# Problem statement
Tally the lines in the listing below that contain "diagram" and report the tally alone.

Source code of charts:
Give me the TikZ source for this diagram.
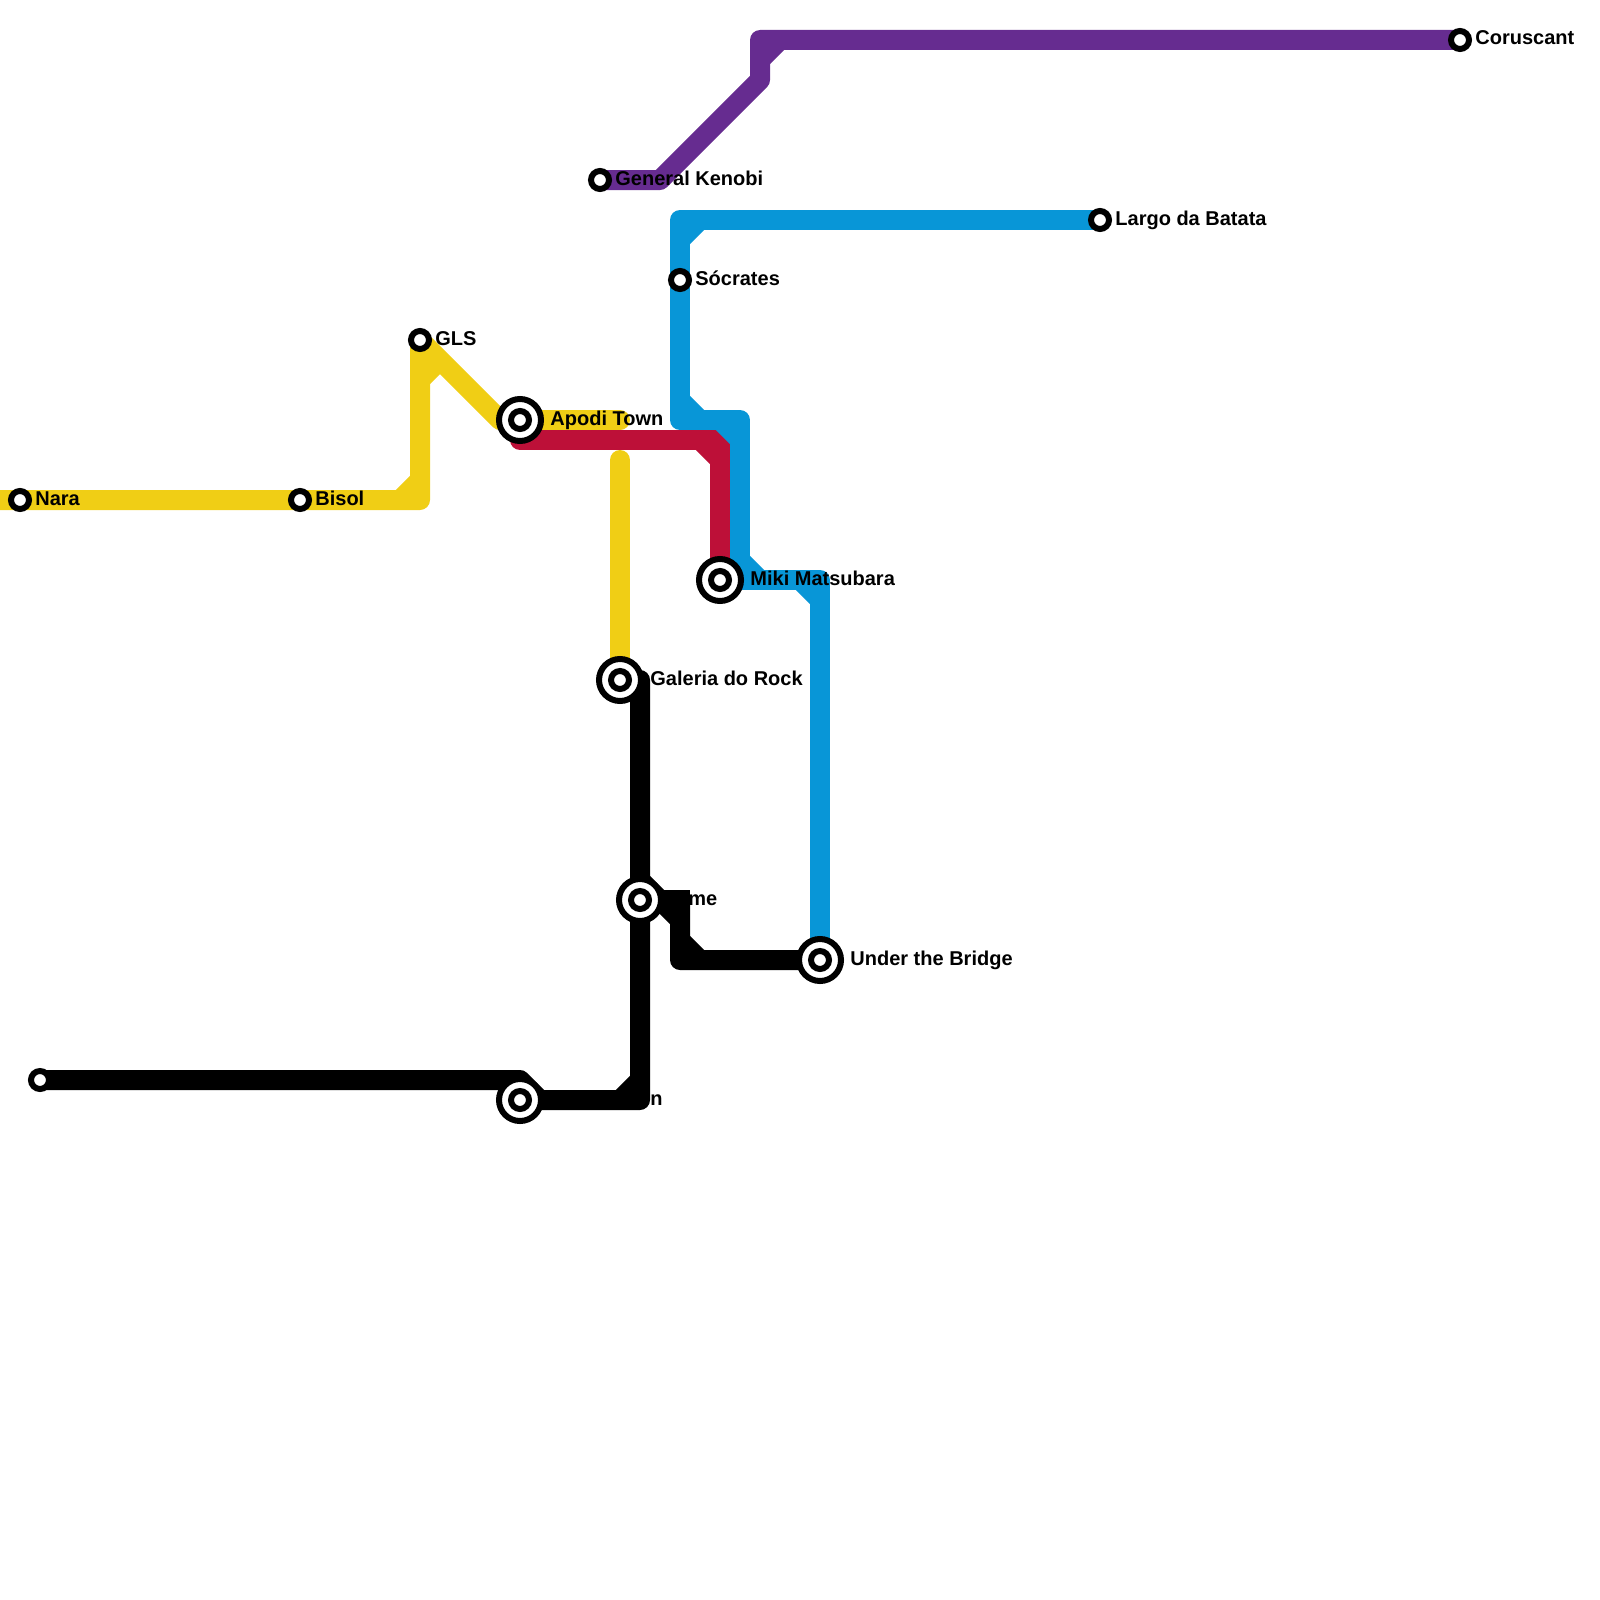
\documentclass[tikz,border=0pt]{standalone}
\usepackage{fontspec}
\setmainfont{Liberation Sans}
\usepackage{xcolor}
\definecolor{lineyellow}{HTML}{F0CE15}
\definecolor{linered}{HTML}{BD1038}
\definecolor{lineblue}{HTML}{0896D7}
\definecolor{linepurple}{HTML}{662C90}
\tikzset{
  metroline/.style={line width=10pt,line cap=round,line join=round},
  metrocut/.style={line width=10pt,line cap=butt},
  stationdot/.style={circle,draw=black,fill=white,line width=3pt,minimum size=9pt,inner sep=0pt},
  stationring/.style={circle,draw=black,fill=white,line width=3pt,minimum size=21pt,inner sep=0pt},
  stationtext/.style={anchor=base west,inner sep=0pt,font=\bfseries\fontsize{10pt}{12pt}\selectfont}
}
\begin{document}
\begin{tikzpicture}[x=0.5pt,y=0.5pt,yscale=-1,xscale=1]
\useasboundingbox (0,0) rectangle (1600,1600);

%Stations
\coordinate (nara) at (20,500);
\coordinate (bisol) at (300,500);
\coordinate (gls) at (420,340);
\coordinate (apodi) at (520,420);
\coordinate (kenobi) at (600,180);
\coordinate (socrates) at (680,280);
\coordinate (largo) at (1100,220);
\coordinate (coruscant) at (1460,40);
\coordinate (miki) at (720,580);
\coordinate (galeria) at (620,680);
\coordinate (bridge) at (820,960);
\coordinate (timestop) at (640,900);
\coordinate (blackstart) at (40,1080);
\coordinate (blackstop) at (520,1100);

%Bends
\coordinate (yellowstart) at (0,500);
\coordinate (yellowa) at (420,500);
\coordinate (yellowb) at (500,420);
\coordinate (yellowend) at (620,420);
\coordinate (yellowtop) at (620,460);
\coordinate (reda) at (520,440);
\coordinate (redb) at (720,440);
\coordinate (bluea) at (680,220);
\coordinate (blueb) at (680,420);
\coordinate (bluec) at (740,420);
\coordinate (blued) at (740,580);
\coordinate (bluee) at (820,580);
\coordinate (purplea) at (660,180);
\coordinate (purpleb) at (760,80);
\coordinate (purplec) at (760,40);
\coordinate (blacka) at (520,1080);
\coordinate (blackb) at (540,1100);
\coordinate (blackc) at (640,1100);
\coordinate (blackd) at (640,680);
\coordinate (blacke) at (640,880);
\coordinate (blackf) at (660,900);
\coordinate (blackg) at (680,900);
\coordinate (blackh) at (680,960);

%Straight Lines
\draw [metroline,lineyellow] (yellowstart) -- (yellowa) -- (gls) -- (yellowb) -- (yellowend) ;
\draw [metroline,lineyellow] (yellowtop) -- (galeria) ;
\draw [metrocut,lineyellow] ([shift={(-20,0)}]yellowa) -- ([shift={(0,-20)}]yellowa) ;
\draw [metrocut,lineyellow] ([shift={(0,40)}]gls) -- ([shift={(20,20)}]gls) ;

\draw [metroline,linered] (reda) -- (redb) -- (miki) ;
\draw [metrocut,linered] ([shift={(-20,0)}]redb) -- ([shift={(0,20)}]redb) ;

\draw [metroline,lineblue] (largo) -- (bluea) -- (blueb) -- (bluec) -- (blued) -- (bluee) -- (bridge) ;
\draw [metrocut,lineblue] ([shift={(0,20)}]bluea) -- ([shift={(20,0)}]bluea) ;
\draw [metrocut,lineblue] ([shift={(0,-20)}]blueb) -- ([shift={(20,0)}]blueb) ;
\draw [metrocut,lineblue] ([shift={(-20,0)}]bluec) -- ([shift={(0,20)}]bluec) ;
\draw [metrocut,lineblue] ([shift={(0,-20)}]blued) -- ([shift={(20,0)}]blued) ;
\draw [metrocut,lineblue] ([shift={(-20,0)}]bluee) -- ([shift={(0,20)}]bluee) ;

\draw [metroline,linepurple] (kenobi) -- (purplea) -- (purpleb) -- (purplec) -- (coruscant) ;
\draw [metrocut,linepurple] ([shift={(0,20)}]purplec) -- ([shift={(20,0)}]purplec) ;

\draw [metroline,black] (blackstart) -- (blacka) -- (blackb) -- (blackc) -- (blackd) ;
\draw [metroline,black] (blacke) -- (blackf) -- (blackg) -- (blackh) -- (bridge) ;
\draw [metrocut,black] (blackf) -- ([shift={(20,20)}]blackf) ;
\draw [metrocut,black] (blackf) -- ([shift={(30,0)}]blackf) ;
\draw [metrocut,black] ([shift={(0,-20)}]blackh) -- ([shift={(20,0)}]blackh) ;
\draw [metrocut,black] ([shift={(-20,0)}]blackc) -- ([shift={(0,-20)}]blackc) ;

%Station markers
\draw (nara) node (naradot) [stationdot] {};
\draw (bisol) node (bisoldot) [stationdot] {};
\draw (gls) node (glsdot) [stationdot] {};
\draw (kenobi) node (kenobidot) [stationdot] {};
\draw (socrates) node (socratesdot) [stationdot] {};
\draw (largo) node (largodot) [stationdot] {};
\draw (coruscant) node (coruscantdot) [stationdot] {};
\draw (blackstart) node (blackstartdot) [stationdot] {};
\draw (apodi) node (apodiring) [stationring] {};
\draw (apodi) node (apodidot) [stationdot] {};
\draw (miki) node (mikiring) [stationring] {};
\draw (miki) node (mikidot) [stationdot] {};
\draw (galeria) node (galeriaring) [stationring] {};
\draw (galeria) node (galeriadot) [stationdot] {};
\draw (bridge) node (bridgering) [stationring] {};
\draw (bridge) node (bridgedot) [stationdot] {};
\draw (timestop) node (timering) [stationring] {};
\draw (timestop) node (timedot) [stationdot] {};
\draw (blackstop) node (blackstopring) [stationring] {};
\draw (blackstop) node (blackstopdot) [stationdot] {};

% Text Node
\draw (35,505) node (naratext) [stationtext] {Nara};
% Text Node
\draw (315,505) node (bisoltext) [stationtext] {Bisol};
% Text Node
\draw (435,345) node (glstext) [stationtext] {GLS};
% Text Node
\draw (550,425) node (apoditext) [stationtext] {Apodi Town};
% Text Node
\draw (615,185) node (kenobitext) [stationtext] {General Kenobi};
% Text Node
\draw (695,285) node (socratestext) [stationtext] {Sócrates};
% Text Node
\draw (1115,225) node (largotext) [stationtext] {Largo da Batata};
% Text Node
\draw (1475,45) node (coruscanttext) [stationtext] {Coruscant};
% Text Node
\draw (750,585) node (mikitext) [stationtext] {Miki Matsubara};
% Text Node
\draw (650,685) node (galeriatext) [stationtext] {Galeria do Rock};
% Text Node
\draw (850,965) node (bridgetext) [stationtext] {Under the Bridge};
% Text Node
\draw (688,905) node (timetext) [stationtext] {me};
% Text Node
\draw (650,1105) node (blackstoptext) [stationtext] {n};

\end{tikzpicture}
\end{document}
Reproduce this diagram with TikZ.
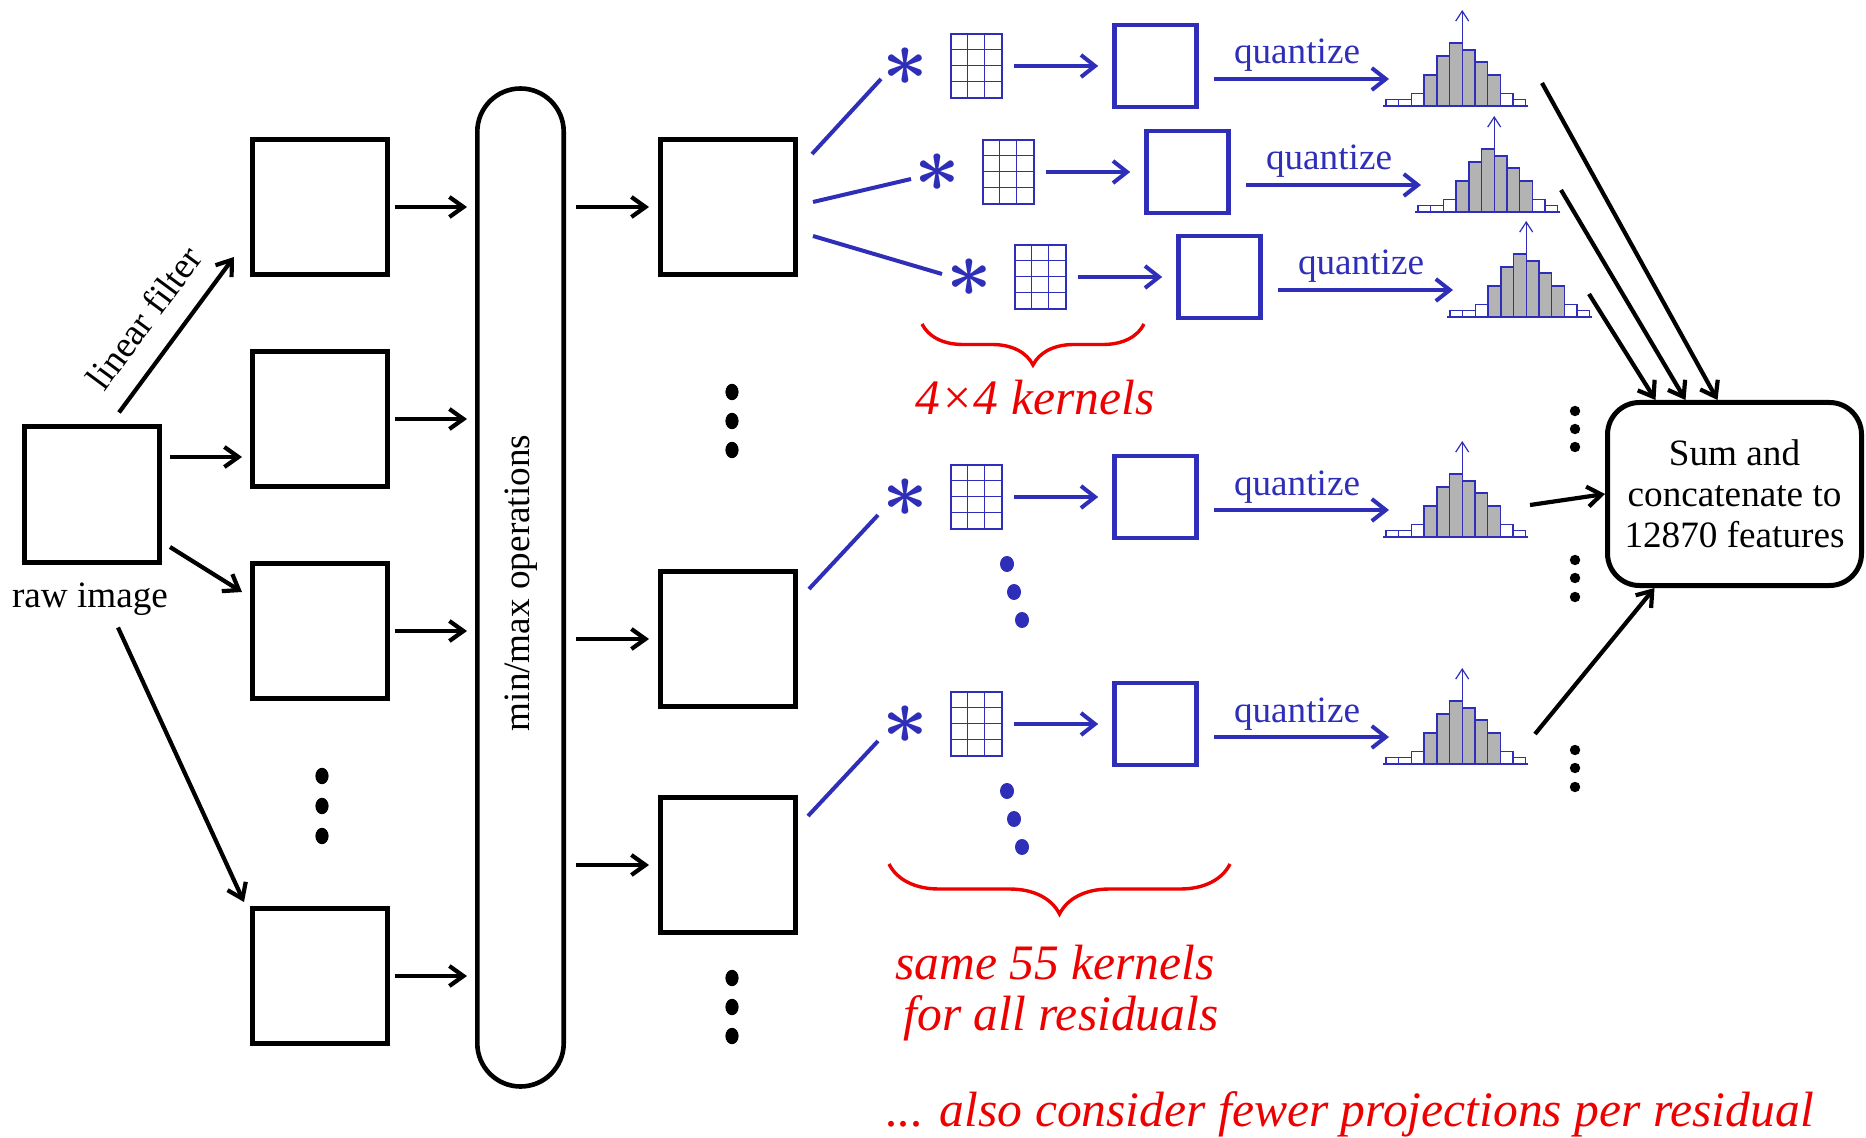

# Expected answer
2